══ SOURCE MATERIAL

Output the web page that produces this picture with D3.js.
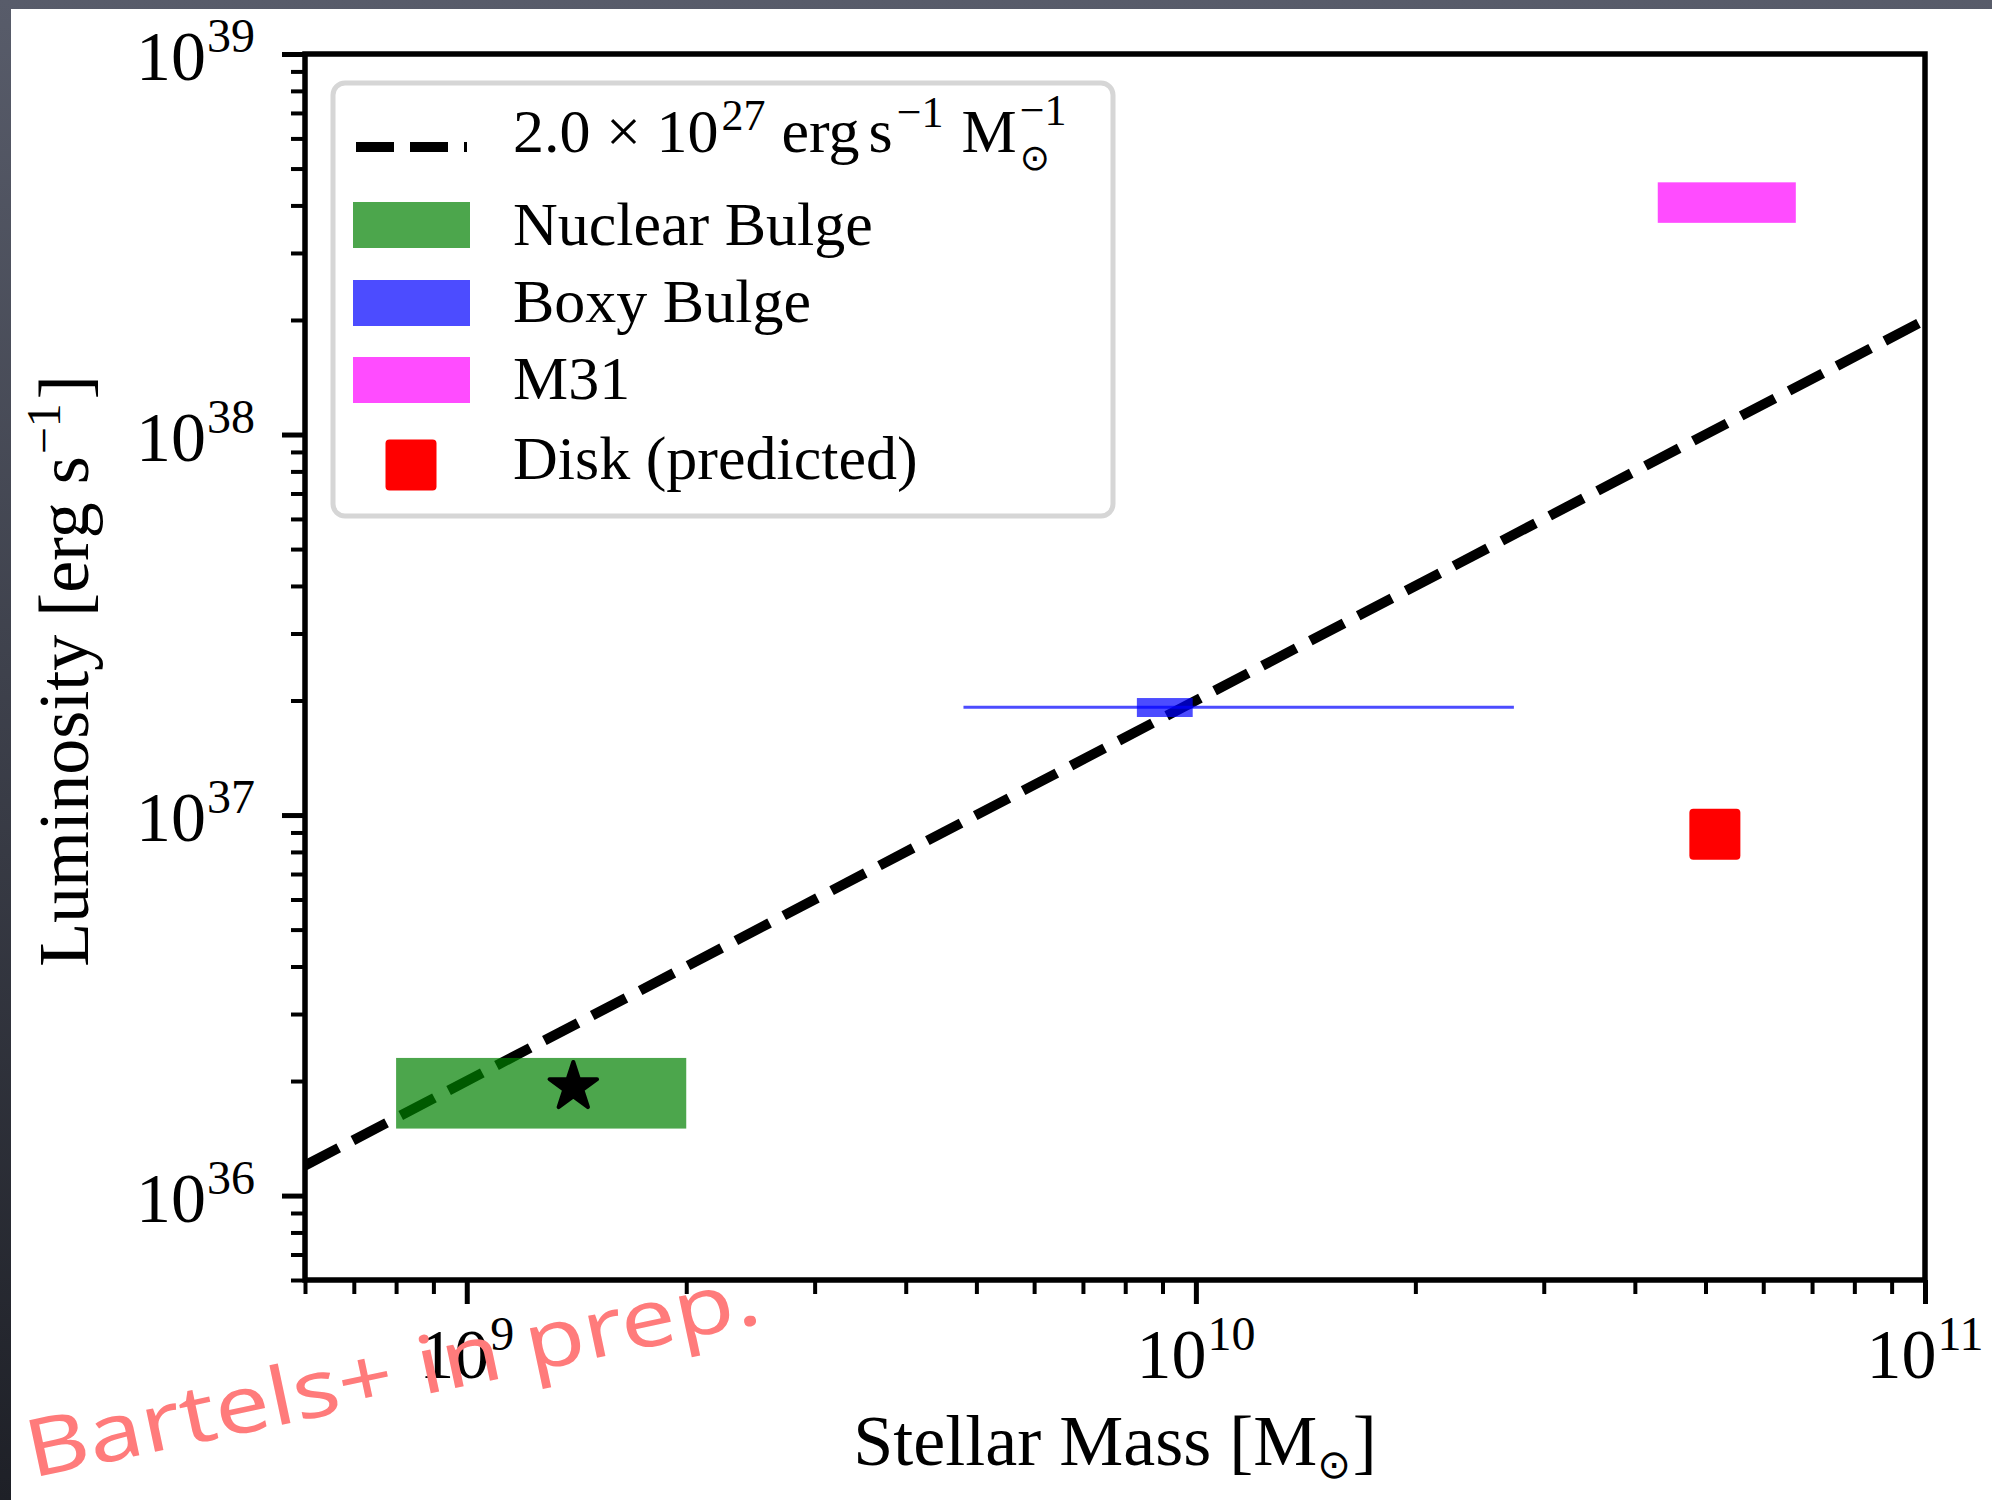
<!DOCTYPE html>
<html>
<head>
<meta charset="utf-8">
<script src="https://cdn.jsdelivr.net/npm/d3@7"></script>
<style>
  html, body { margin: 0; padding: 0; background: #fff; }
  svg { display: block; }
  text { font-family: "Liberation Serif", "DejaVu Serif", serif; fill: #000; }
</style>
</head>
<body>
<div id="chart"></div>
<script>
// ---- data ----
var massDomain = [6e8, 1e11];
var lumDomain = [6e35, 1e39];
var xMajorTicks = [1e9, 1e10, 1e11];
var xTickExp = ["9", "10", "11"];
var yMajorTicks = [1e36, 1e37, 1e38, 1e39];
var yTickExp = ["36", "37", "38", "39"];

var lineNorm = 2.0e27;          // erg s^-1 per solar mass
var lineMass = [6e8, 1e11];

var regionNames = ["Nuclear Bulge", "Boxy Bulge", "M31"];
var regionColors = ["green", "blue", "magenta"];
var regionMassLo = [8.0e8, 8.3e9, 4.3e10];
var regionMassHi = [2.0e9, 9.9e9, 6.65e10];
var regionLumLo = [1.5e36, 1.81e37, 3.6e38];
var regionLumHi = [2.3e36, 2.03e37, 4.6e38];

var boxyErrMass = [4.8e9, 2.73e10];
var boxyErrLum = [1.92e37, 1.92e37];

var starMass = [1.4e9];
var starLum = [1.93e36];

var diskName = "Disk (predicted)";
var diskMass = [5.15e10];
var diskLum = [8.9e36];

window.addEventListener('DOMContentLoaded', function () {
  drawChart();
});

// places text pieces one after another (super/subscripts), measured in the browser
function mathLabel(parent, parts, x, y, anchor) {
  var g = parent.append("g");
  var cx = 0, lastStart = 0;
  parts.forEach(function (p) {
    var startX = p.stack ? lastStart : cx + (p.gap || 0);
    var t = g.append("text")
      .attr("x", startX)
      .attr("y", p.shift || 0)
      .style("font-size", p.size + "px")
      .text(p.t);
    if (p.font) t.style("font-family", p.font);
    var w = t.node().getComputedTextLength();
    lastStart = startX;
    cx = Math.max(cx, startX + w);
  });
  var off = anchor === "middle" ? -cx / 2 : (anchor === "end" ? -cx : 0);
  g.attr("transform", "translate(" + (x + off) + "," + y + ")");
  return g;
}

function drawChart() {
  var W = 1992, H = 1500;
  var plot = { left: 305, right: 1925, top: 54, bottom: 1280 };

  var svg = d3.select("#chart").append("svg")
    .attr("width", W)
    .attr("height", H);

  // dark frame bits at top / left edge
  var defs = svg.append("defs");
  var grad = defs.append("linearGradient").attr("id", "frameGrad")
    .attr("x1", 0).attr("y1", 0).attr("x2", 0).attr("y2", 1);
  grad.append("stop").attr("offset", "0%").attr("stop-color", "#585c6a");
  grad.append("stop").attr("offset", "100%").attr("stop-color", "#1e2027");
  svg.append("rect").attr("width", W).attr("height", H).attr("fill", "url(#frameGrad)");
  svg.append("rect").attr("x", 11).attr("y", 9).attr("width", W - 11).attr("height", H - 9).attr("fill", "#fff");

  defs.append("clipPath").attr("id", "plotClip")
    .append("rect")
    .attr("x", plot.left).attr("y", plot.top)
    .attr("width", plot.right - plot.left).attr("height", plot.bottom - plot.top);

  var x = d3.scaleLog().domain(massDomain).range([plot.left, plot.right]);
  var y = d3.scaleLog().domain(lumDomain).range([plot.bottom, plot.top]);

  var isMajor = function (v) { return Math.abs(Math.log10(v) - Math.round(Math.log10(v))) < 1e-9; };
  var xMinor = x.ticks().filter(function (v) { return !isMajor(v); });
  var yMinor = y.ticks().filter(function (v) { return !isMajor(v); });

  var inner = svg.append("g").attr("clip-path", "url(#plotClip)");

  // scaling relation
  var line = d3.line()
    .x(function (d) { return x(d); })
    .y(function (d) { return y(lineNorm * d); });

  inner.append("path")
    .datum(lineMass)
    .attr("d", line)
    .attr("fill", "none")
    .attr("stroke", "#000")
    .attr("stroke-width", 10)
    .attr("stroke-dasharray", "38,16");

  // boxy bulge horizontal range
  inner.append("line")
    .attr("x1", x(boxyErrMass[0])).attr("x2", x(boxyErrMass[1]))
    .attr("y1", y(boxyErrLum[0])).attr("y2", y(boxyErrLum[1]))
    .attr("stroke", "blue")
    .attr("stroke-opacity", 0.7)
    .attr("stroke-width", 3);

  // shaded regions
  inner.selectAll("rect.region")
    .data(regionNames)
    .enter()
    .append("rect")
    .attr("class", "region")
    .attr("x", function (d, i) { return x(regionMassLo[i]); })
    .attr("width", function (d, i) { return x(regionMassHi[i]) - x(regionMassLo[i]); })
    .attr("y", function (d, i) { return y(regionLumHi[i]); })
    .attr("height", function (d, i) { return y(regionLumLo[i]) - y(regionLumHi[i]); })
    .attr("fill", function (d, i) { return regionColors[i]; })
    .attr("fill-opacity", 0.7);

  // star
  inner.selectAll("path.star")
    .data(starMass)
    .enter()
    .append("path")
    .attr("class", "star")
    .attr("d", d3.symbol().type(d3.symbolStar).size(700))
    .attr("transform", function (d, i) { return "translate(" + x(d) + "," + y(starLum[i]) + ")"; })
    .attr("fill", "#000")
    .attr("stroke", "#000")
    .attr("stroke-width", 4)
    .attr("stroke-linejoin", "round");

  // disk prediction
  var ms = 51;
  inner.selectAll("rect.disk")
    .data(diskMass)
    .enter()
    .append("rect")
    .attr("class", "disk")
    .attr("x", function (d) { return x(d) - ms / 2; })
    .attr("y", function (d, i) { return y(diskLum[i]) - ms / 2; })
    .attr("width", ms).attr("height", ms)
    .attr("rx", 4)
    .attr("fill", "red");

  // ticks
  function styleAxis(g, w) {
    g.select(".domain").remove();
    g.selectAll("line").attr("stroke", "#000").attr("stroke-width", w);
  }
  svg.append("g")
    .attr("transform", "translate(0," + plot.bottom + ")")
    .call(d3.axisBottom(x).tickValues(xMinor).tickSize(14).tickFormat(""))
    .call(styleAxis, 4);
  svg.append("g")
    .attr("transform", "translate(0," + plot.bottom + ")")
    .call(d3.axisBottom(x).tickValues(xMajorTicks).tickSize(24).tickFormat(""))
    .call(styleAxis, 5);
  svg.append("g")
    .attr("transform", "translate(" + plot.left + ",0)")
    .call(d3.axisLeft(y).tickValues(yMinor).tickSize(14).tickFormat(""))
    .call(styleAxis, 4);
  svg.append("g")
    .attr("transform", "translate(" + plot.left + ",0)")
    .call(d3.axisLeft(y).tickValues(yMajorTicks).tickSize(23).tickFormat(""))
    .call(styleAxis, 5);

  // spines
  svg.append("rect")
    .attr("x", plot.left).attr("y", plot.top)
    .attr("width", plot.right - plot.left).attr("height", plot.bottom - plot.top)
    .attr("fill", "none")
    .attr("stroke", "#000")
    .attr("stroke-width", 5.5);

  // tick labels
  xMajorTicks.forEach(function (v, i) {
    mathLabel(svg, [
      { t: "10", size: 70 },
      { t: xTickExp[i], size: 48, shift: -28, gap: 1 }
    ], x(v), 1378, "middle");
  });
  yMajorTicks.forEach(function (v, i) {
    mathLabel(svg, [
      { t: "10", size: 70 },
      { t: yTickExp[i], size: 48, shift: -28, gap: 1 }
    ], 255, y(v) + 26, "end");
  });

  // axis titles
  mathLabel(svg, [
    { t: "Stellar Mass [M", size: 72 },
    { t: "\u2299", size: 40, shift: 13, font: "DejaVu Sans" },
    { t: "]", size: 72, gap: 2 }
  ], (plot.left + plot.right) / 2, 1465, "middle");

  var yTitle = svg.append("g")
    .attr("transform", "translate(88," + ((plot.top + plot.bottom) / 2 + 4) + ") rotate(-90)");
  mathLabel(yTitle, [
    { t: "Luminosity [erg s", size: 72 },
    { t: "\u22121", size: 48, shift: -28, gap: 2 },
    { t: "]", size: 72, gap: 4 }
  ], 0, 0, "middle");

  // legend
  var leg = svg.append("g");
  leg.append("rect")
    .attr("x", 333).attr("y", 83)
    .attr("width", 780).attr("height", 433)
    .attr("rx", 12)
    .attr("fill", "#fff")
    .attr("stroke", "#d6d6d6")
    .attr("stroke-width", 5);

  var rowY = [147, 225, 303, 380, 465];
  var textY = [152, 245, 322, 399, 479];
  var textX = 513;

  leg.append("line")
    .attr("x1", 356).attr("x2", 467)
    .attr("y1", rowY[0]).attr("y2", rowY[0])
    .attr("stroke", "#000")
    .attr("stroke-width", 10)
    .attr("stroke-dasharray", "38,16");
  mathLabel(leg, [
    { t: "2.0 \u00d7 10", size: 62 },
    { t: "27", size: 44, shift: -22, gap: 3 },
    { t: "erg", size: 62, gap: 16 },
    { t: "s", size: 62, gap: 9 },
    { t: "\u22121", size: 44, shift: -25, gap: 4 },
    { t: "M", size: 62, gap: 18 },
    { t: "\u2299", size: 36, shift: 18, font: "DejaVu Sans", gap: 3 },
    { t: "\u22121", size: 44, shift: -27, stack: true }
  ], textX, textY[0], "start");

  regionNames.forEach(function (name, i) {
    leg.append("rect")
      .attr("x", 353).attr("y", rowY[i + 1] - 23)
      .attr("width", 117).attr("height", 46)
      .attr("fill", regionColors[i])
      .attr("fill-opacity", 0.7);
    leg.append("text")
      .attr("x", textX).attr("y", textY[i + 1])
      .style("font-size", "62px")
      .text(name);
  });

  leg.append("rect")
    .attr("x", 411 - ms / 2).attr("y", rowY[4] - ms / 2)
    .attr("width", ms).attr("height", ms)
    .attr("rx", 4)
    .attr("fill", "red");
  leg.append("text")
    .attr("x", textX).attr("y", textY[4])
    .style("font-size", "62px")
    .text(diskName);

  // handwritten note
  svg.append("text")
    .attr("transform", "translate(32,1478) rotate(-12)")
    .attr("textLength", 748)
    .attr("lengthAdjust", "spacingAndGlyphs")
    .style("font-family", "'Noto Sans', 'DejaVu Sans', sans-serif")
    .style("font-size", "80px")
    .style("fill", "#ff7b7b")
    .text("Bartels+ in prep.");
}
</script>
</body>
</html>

════

DIRECTIONS:
Transcribe exactly, with no pictures, the lines running from the first line of the material through the line holding "var lineMass = [6e8, 1e11];".

REPLY:
Output the web page that produces this picture with D3.js.
<!DOCTYPE html>
<html>
<head>
<meta charset="utf-8">
<script src="https://cdn.jsdelivr.net/npm/d3@7"></script>
<style>
  html, body { margin: 0; padding: 0; background: #fff; }
  svg { display: block; }
  text { font-family: "Liberation Serif", "DejaVu Serif", serif; fill: #000; }
</style>
</head>
<body>
<div id="chart"></div>
<script>
// ---- data ----
var massDomain = [6e8, 1e11];
var lumDomain = [6e35, 1e39];
var xMajorTicks = [1e9, 1e10, 1e11];
var xTickExp = ["9", "10", "11"];
var yMajorTicks = [1e36, 1e37, 1e38, 1e39];
var yTickExp = ["36", "37", "38", "39"];

var lineNorm = 2.0e27;          // erg s^-1 per solar mass
var lineMass = [6e8, 1e11];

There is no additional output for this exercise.